The problem: Without including the pictures, copy out every line below.

☆ ☆ ☆ ☆

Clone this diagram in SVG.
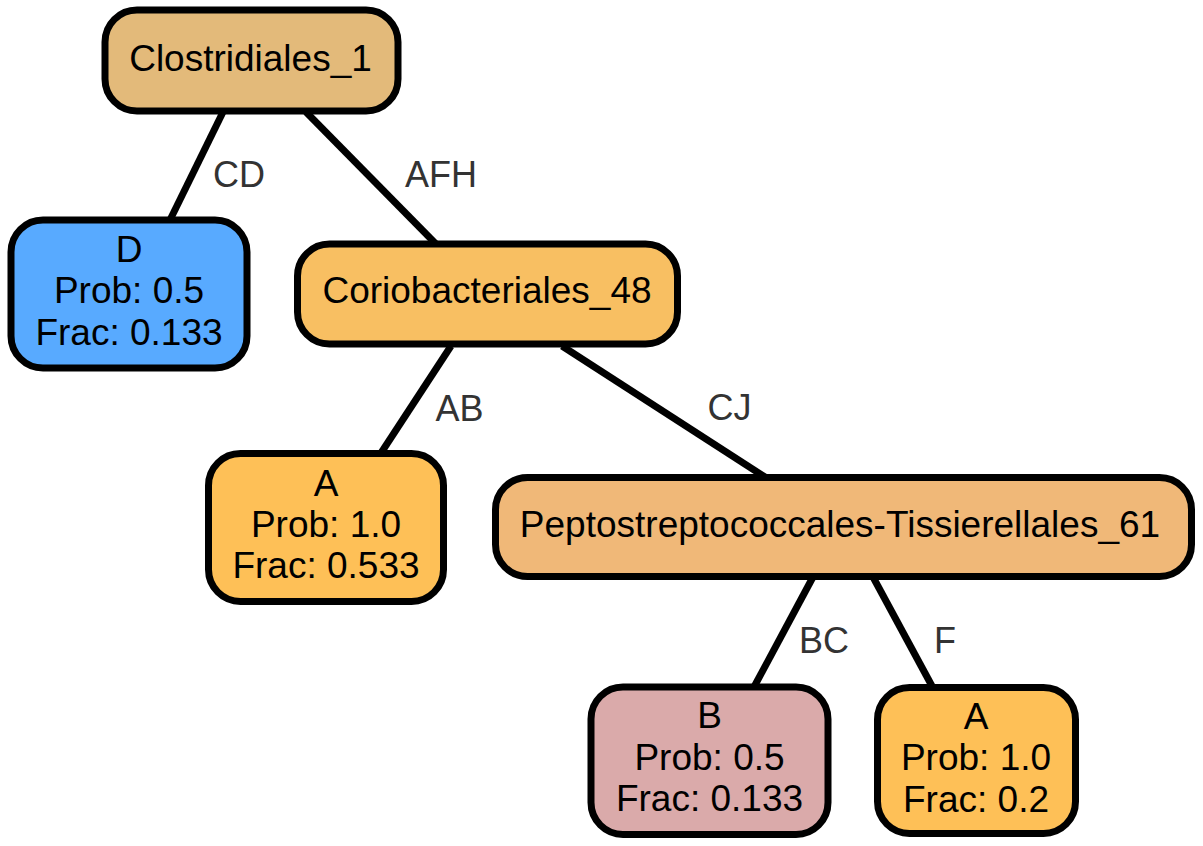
<svg xmlns="http://www.w3.org/2000/svg" width="1203" height="846" viewBox="0 0 1203 846">
<style>
.node rect{stroke:#000;stroke-width:7}
.node text{font-family:"Liberation Sans",Arial,sans-serif;font-size:37px;fill:#000;text-anchor:middle}
.edges line{stroke:#000;stroke-width:7}
.edges text{font-family:"Liberation Sans",Arial,sans-serif;font-size:36px;fill:#333}
</style>
<rect width="1203" height="846" fill="#fff"/>
<g id="edges" class="edges">
<line x1="223" y1="112" x2="170" y2="220"/>
<line x1="306" y1="112" x2="436" y2="244"/>
<line x1="451" y1="346" x2="381" y2="453"/>
<line x1="562" y1="346" x2="765" y2="477"/>
<line x1="813" y1="577" x2="754" y2="687"/>
<line x1="873" y1="577" x2="932.5" y2="687"/>
<text x="213" y="187">CD</text>
<text x="405" y="187">AFH</text>
<text x="435.5" y="420.5">AB</text>
<text x="707.5" y="420">CJ</text>
<text x="799" y="653">BC</text>
<text x="934" y="653">F</text>
</g>
<g id="n_clostridiales" class="node">
<rect x="105" y="10" width="293" height="101" rx="32" fill="#E3BA7A"/>
<text x="250.5" y="71">Clostridiales_1</text>
</g>
<g id="n_D" class="node">
<rect x="11" y="220" width="236" height="148" rx="32" fill="#58AAFF"/>
<text x="129" y="261.7">D</text>
<text x="129" y="303.3">Prob: 0.5</text>
<text x="129" y="345">Frac: 0.133</text>
</g>
<g id="n_corio" class="node">
<rect x="297.5" y="244" width="380" height="100" rx="32" fill="#F8BF62"/>
<text x="487" y="303.3">Coriobacteriales_48</text>
</g>
<g id="n_A1" class="node">
<rect x="208.5" y="453.5" width="235" height="148" rx="32" fill="#FEC057"/>
<text x="326" y="495.7">A</text>
<text x="326" y="536.7">Prob: 1.0</text>
<text x="326" y="578.3">Frac: 0.533</text>
</g>
<g id="n_pepto" class="node">
<rect x="495.5" y="477.5" width="696" height="99" rx="32" fill="#F0B878"/>
<text x="840" y="537.3">Peptostreptococcales-Tissierellales_61</text>
</g>
<g id="n_B" class="node">
<rect x="591" y="687" width="237" height="147.5" rx="32" fill="#DAAAAA"/>
<text x="709.5" y="728.3">B</text>
<text x="709.5" y="770">Prob: 0.5</text>
<text x="709.5" y="810.7">Frac: 0.133</text>
</g>
<g id="n_A2" class="node">
<rect x="877.5" y="687.5" width="198" height="146" rx="32" fill="#FEC057"/>
<text x="976" y="729.3">A</text>
<text x="976" y="770">Prob: 1.0</text>
<text x="976" y="811.7">Frac: 0.2</text>
</g>
</svg>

☆ ☆ ☆ ☆

Answer below:
Clone this diagram in SVG.
<svg xmlns="http://www.w3.org/2000/svg" width="1203" height="846" viewBox="0 0 1203 846">
<style>
.node rect{stroke:#000;stroke-width:7}
.node text{font-family:"Liberation Sans",Arial,sans-serif;font-size:37px;fill:#000;text-anchor:middle}
.edges line{stroke:#000;stroke-width:7}
.edges text{font-family:"Liberation Sans",Arial,sans-serif;font-size:36px;fill:#333}
</style>
<rect width="1203" height="846" fill="#fff"/>
<g id="edges" class="edges">
<line x1="223" y1="112" x2="170" y2="220"/>
<line x1="306" y1="112" x2="436" y2="244"/>
<line x1="451" y1="346" x2="381" y2="453"/>
<line x1="562" y1="346" x2="765" y2="477"/>
<line x1="813" y1="577" x2="754" y2="687"/>
<line x1="873" y1="577" x2="932.5" y2="687"/>
<text x="213" y="187">CD</text>
<text x="405" y="187">AFH</text>
<text x="435.5" y="420.5">AB</text>
<text x="707.5" y="420">CJ</text>
<text x="799" y="653">BC</text>
<text x="934" y="653">F</text>
</g>
<g id="n_clostridiales" class="node">
<rect x="105" y="10" width="293" height="101" rx="32" fill="#E3BA7A"/>
<text x="250.5" y="71">Clostridiales_1</text>
</g>
<g id="n_D" class="node">
<rect x="11" y="220" width="236" height="148" rx="32" fill="#58AAFF"/>
<text x="129" y="261.7">D</text>
<text x="129" y="303.3">Prob: 0.5</text>
<text x="129" y="345">Frac: 0.133</text>
</g>
<g id="n_corio" class="node">
<rect x="297.5" y="244" width="380" height="100" rx="32" fill="#F8BF62"/>
<text x="487" y="303.3">Coriobacteriales_48</text>
</g>
<g id="n_A1" class="node">
<rect x="208.5" y="453.5" width="235" height="148" rx="32" fill="#FEC057"/>
<text x="326" y="495.7">A</text>
<text x="326" y="536.7">Prob: 1.0</text>
<text x="326" y="578.3">Frac: 0.533</text>
</g>
<g id="n_pepto" class="node">
<rect x="495.5" y="477.5" width="696" height="99" rx="32" fill="#F0B878"/>
<text x="840" y="537.3">Peptostreptococcales-Tissierellales_61</text>
</g>
<g id="n_B" class="node">
<rect x="591" y="687" width="237" height="147.5" rx="32" fill="#DAAAAA"/>
<text x="709.5" y="728.3">B</text>
<text x="709.5" y="770">Prob: 0.5</text>
<text x="709.5" y="810.7">Frac: 0.133</text>
</g>
<g id="n_A2" class="node">
<rect x="877.5" y="687.5" width="198" height="146" rx="32" fill="#FEC057"/>
<text x="976" y="729.3">A</text>
<text x="976" y="770">Prob: 1.0</text>
<text x="976" y="811.7">Frac: 0.2</text>
</g>
</svg>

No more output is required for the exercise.